Goethe y Schiller, como Tolstoi y Dostoievski, ejemplifican esa polaridad, que a veces corre el riesgo de conceder demasiado al estereotipo, pero que está analizada mediante una fascinante sutileza poética que la hace cambiar continuamente de signo, desvelando problemáticos abismos en los demoníacos benjamines de los dioses y demoníaca seguridad en los complicados hijos del espíritu. Goethe – y, mucho más, Tolstoi – revela una grandeza mítica y una consonancia épica con el flujo de la vida, una profundidad inescrutable que puede ser también indiferencia, el impudor del niño, la "pretensión absoluta de ser amados" que impide separar el poderoso amor a la vida del narcisismo y acaba permitiendo sólo amarse a sí mismos. Schiller y Dostoievski palidecen en verdad, en tanto ideales polos opuestos, respecto a esos demonios; como si Thomas Mann, que se sentía ciertamente más cerca de ellos, estuviese más fascinado por los hijos de la naturaleza. Por lo demás es siempre el espíritu – y Mann es quien nos lo ha enseñado – el que siente la seducción de la naturaleza, que no puede experimentarla ni por sí misma ni por él, el cual a su vez puede encontrar sólo complicada y tormentosa, y no fascinante, su extraordinaria tensión moral e intelectual, su propia inclinación crítica.
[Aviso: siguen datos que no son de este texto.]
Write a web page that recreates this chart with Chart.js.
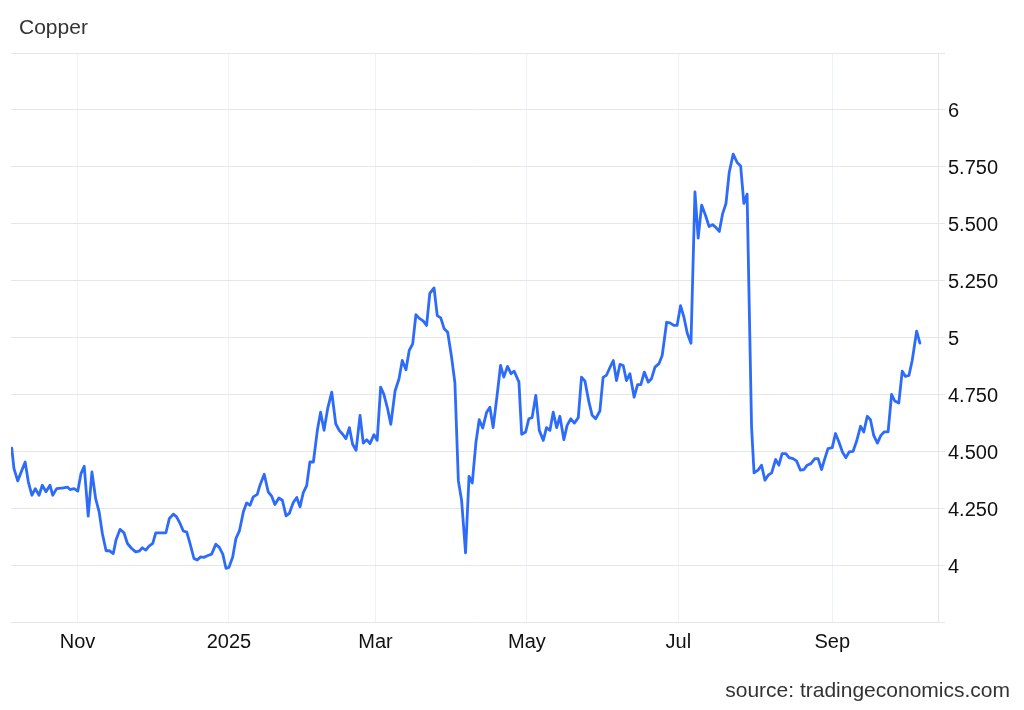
<!DOCTYPE html>
<html>
<head>
<meta charset="utf-8">
<title>Copper</title>
<script src="https://cdn.jsdelivr.net/npm/chart.js@4"></script>
<style>
  body { margin: 0; background: #fff; font-family: "Liberation Sans", Arial, sans-serif; }
  .wrap { position: relative; width: 1024px; height: 710px; }
  .title { position: absolute; left: 19px; top: 15px; font-size: 21px; color: #333; }
  .source { position: absolute; right: 14px; top: 678px; font-size: 21px; color: #333; }
  canvas { position: absolute; left: 0; top: 0; }
</style>
</head>
<body>
<div class="wrap">
  <canvas id="chart" width="1024" height="710"></canvas>
  <div class="title">Copper</div>
  <div class="source">source: tradingeconomics.com</div>
</div>
<script>
// days since 2024-11-01 and price in USD/lb
const dayOffsets = [
  -26.5, -25.6, -24.1, -21.1, -19.8, -18.4, -17.0, -15.5, -14.2, -12.7,
  -11.1, -10.0, -8.4, -5.7, -4.1, -3.0, -1.4, 0.1, 1.4, 2.7,
  4.3, 5.8, 7.3, 8.7, 10.0, 11.5, 12.8, 14.4, 15.5, 17.1,
  18.7, 20.1, 21.8, 23.4, 24.8, 26.1, 27.5, 28.8, 30.3, 31.5,
  32.9, 35.6,
  37.0, 38.6, 39.9, 41.3, 42.6, 44.0, 45.3, 46.9, 48.2, 49.6,
  50.9, 52.3, 54.0, 55.7, 57.1, 58.5, 59.8, 61.0, 62.5, 63.8,
  65.2, 66.8, 68.1, 69.5, 70.8, 72.4, 73.5, 75.2, 76.8, 78.2,
  79.5, 81.1, 82.5, 84.0, 85.3, 86.9, 88.3, 89.6, 90.9, 92.3,
  93.6, 95.0, 96.6, 97.9, 99.3,
  100.8, 102.4, 104.0, 105.4, 106.8, 108.1, 109.5, 110.8, 112.2, 113.8,
  115.1, 116.5, 117.8, 119.4, 120.7, 122.1, 123.4, 124.9, 126.2, 127.9,
  129.5, 130.8, 132.3, 133.6, 135.0, 136.3, 137.6, 139.3, 140.6, 141.9,
  143.6, 144.9, 146.3, 147.7, 149.1, 150.7, 152.0, 153.4, 154.7, 156.3,
  157.7, 159.0,
  160.5, 161.8, 163.2, 164.8, 166.1, 167.4, 169.0, 170.4, 171.7, 173.2,
  174.6, 175.9, 177.8, 178.9, 180.5, 181.8, 183.1, 184.6, 186.0, 187.6,
  188.9, 190.3, 191.6, 193.0, 194.3, 195.9, 197.2, 198.7, 200.1, 201.7,
  203.0, 204.4, 206.0, 207.3, 208.7, 210.4, 211.7, 213.1, 214.4,
  215.8, 217.1, 218.5, 219.8, 221.1, 222.5, 224.2, 225.6, 226.9, 228.3,
  229.9, 231.2, 232.6, 234.2, 235.5, 237.3, 238.6, 240.2, 241.5, 242.9,
  244.2, 245.6, 247.1, 248.7, 250.0, 251.4, 253.0, 254.4, 255.8, 257.1,
  258.5, 259.8, 261.2, 262.5, 264.1, 265.7, 267.1, 268.4, 269.7,
  271.5, 272.5, 274.1, 275.5, 276.9, 278.2, 279.6, 281.2, 282.5, 283.8,
  285.3, 286.6, 288.2, 289.6, 291.2, 292.6, 293.9, 295.4, 297.0, 298.3,
  299.7, 301.0, 302.3, 304.0, 305.3, 306.7, 308.1, 309.5, 310.8, 312.4,
  313.8, 315.4, 316.7, 318.1, 319.4, 320.7, 322.2, 323.6, 324.9, 326.5,
  327.9, 329.2, 330.8, 332.2, 333.5, 334.9, 336.2, 338.0, 339.3
];

const copperPrices = [
  4.514, 4.424, 4.370, 4.453, 4.365, 4.307, 4.336, 4.307, 4.351, 4.322,
  4.351, 4.307, 4.336, 4.339, 4.343, 4.332, 4.336, 4.325, 4.402, 4.434,
  4.215, 4.409, 4.292, 4.234, 4.139, 4.063, 4.063, 4.051, 4.110, 4.157,
  4.142, 4.095, 4.073, 4.058, 4.061, 4.076, 4.066, 4.083, 4.095, 4.142,
  4.142, 4.142,
  4.205, 4.224, 4.212, 4.183, 4.150, 4.145, 4.095, 4.029, 4.022, 4.036,
  4.034, 4.041, 4.048, 4.092, 4.078, 4.048, 3.986, 3.990, 4.036, 4.117,
  4.150, 4.234, 4.273, 4.263, 4.300, 4.311, 4.351, 4.399, 4.322, 4.303,
  4.266, 4.295, 4.285, 4.216, 4.227, 4.275, 4.297, 4.256, 4.317, 4.349,
  4.453, 4.453, 4.592, 4.672, 4.592,
  4.690, 4.760, 4.621, 4.592, 4.575, 4.556, 4.604, 4.531, 4.504, 4.658,
  4.536, 4.551, 4.534, 4.573, 4.548, 4.782, 4.750, 4.687, 4.618, 4.765,
  4.819, 4.899, 4.858, 4.943, 4.972, 5.100, 5.085, 5.072, 5.053, 5.194,
  5.218, 5.096, 5.086, 5.038, 5.023, 4.911, 4.802, 4.370, 4.285, 4.054,
  4.390, 4.361,
  4.541, 4.639, 4.602, 4.672, 4.694, 4.604, 4.746, 4.877, 4.826, 4.873,
  4.841, 4.852, 4.804, 4.575, 4.585, 4.643, 4.648, 4.746, 4.592, 4.548,
  4.604, 4.592, 4.672, 4.604, 4.654, 4.551, 4.614, 4.643, 4.624, 4.648,
  4.826, 4.808, 4.716, 4.658, 4.643, 4.677, 4.825, 4.835, 4.867,
  4.899, 4.811, 4.882, 4.877, 4.811, 4.841, 4.738, 4.793, 4.793, 4.848,
  4.804, 4.819, 4.870, 4.885, 4.921, 5.067, 5.064, 5.053, 5.053, 5.140,
  5.092, 5.019, 4.975, 5.640, 5.437, 5.582, 5.535, 5.487, 5.496, 5.484,
  5.466, 5.542, 5.589, 5.725, 5.806, 5.769, 5.754, 5.589, 5.630,
  4.607, 4.405, 4.417, 4.439, 4.373, 4.395, 4.405, 4.464, 4.439, 4.490,
  4.490, 4.472, 4.468, 4.458, 4.417, 4.420, 4.439, 4.446, 4.468, 4.468,
  4.420, 4.468, 4.512, 4.516, 4.578, 4.541, 4.497, 4.472, 4.497, 4.500,
  4.544, 4.610, 4.585, 4.654, 4.639, 4.570, 4.536, 4.570, 4.585, 4.585,
  4.750, 4.721, 4.712, 4.852, 4.829, 4.833, 4.899, 5.028, 4.975
];

// x axis ticks (month starts) and their labels
const tickDates = ['2024-11-01', '2025-01-01', '2025-03-01', '2025-05-01', '2025-07-01', '2025-09-01'];
const tickLabels = ['Nov', '2025', 'Mar', 'May', 'Jul', 'Sep'];

const baseTime = Date.parse('2024-11-01');
const tickDays = tickDates.map(d => (Date.parse(d) - baseTime) / 86400000);

const points = dayOffsets.map((d, i) => ({ x: d, y: copperPrices[i] }));

const fontFamily = '"Liberation Sans", Arial, sans-serif';

const ctx = document.getElementById('chart').getContext('2d');
new Chart(ctx, {
    type: 'line',
    data: {
        datasets: [{
            label: 'Copper',
            data: points,
            borderColor: '#2d6bfa',
            borderWidth: 2.8,
            pointRadius: 0,
            tension: 0,
            borderJoinStyle: 'round',
            borderCapStyle: 'round'
        }]
    },
    options: {
        responsive: false,
        animation: false,
        layout: {
            padding: { left: 11, top: 53, right: 0, bottom: 0 }
        },
        plugins: {
            legend: { display: false },
            tooltip: { enabled: false }
        },
        scales: {
            x: {
                type: 'linear',
                min: -26.8,
                max: 346.6,
                afterBuildTicks: function(axis) {
                    axis.ticks = tickDays.map(v => ({ value: v }));
                },
                afterFit: function(axis) {
                    axis.height = 88;
                },
                grid: { color: '#edf2f8', drawTicks: false },
                border: { display: false },
                ticks: {
                    autoSkip: false,
                    maxRotation: 0,
                    padding: 8,
                    color: '#111',
                    font: { size: 20, family: fontFamily },
                    callback: function(value) {
                        const i = tickDays.indexOf(value);
                        return i >= 0 ? tickLabels[i] : '';
                    }
                }
            },
            y: {
                position: 'right',
                min: 3.75,
                max: 6.25,
                afterFit: function(axis) {
                    axis.width = 86;
                },
                grid: { color: '#e6e6e6', tickLength: 7 },
                border: { color: '#e6e6e6' },
                ticks: {
                    stepSize: 0.25,
                    padding: 3,
                    labelOffset: 2,
                    color: '#111',
                    font: { size: 20, family: fontFamily },
                    callback: function(value) {
                        if (value < 3.9 || value > 6.1) return '';
                        if (Math.abs(value - Math.round(value)) < 1e-9) return String(Math.round(value));
                        return value.toFixed(3);
                    }
                }
            }
        }
    }
});
</script>
</body>
</html>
A ésta – y a su labor heroica, generosa, inquietante, innovadora y abusiva – se dirige la admiración moral de Mann, unida a una cierta reserva frente a lo tortuoso de la misma. Al espíritu le compete cierta superioridad, pero también un rasgo repulsivo. Mann habla de un "eterno contraste entre la tranquilidad, la modestia, la verdad y la fuerza de la naturaleza, y la audacia grotesca, febril, dictatorial del espíritu". El espíritu – la "nobleza de espíritu", a la que se consagran los ensayos – consiste entonces en la mediación de ese contraste; no ya, advierte Tito Perlini, en una mediación dialéctica, que supera y suprime tesis y antítesis, sino en un mediar humanístico que las conserva a ambas en una conciliación oscilante, que se convierte para Mann en la esencia del humanismo y de la democracia.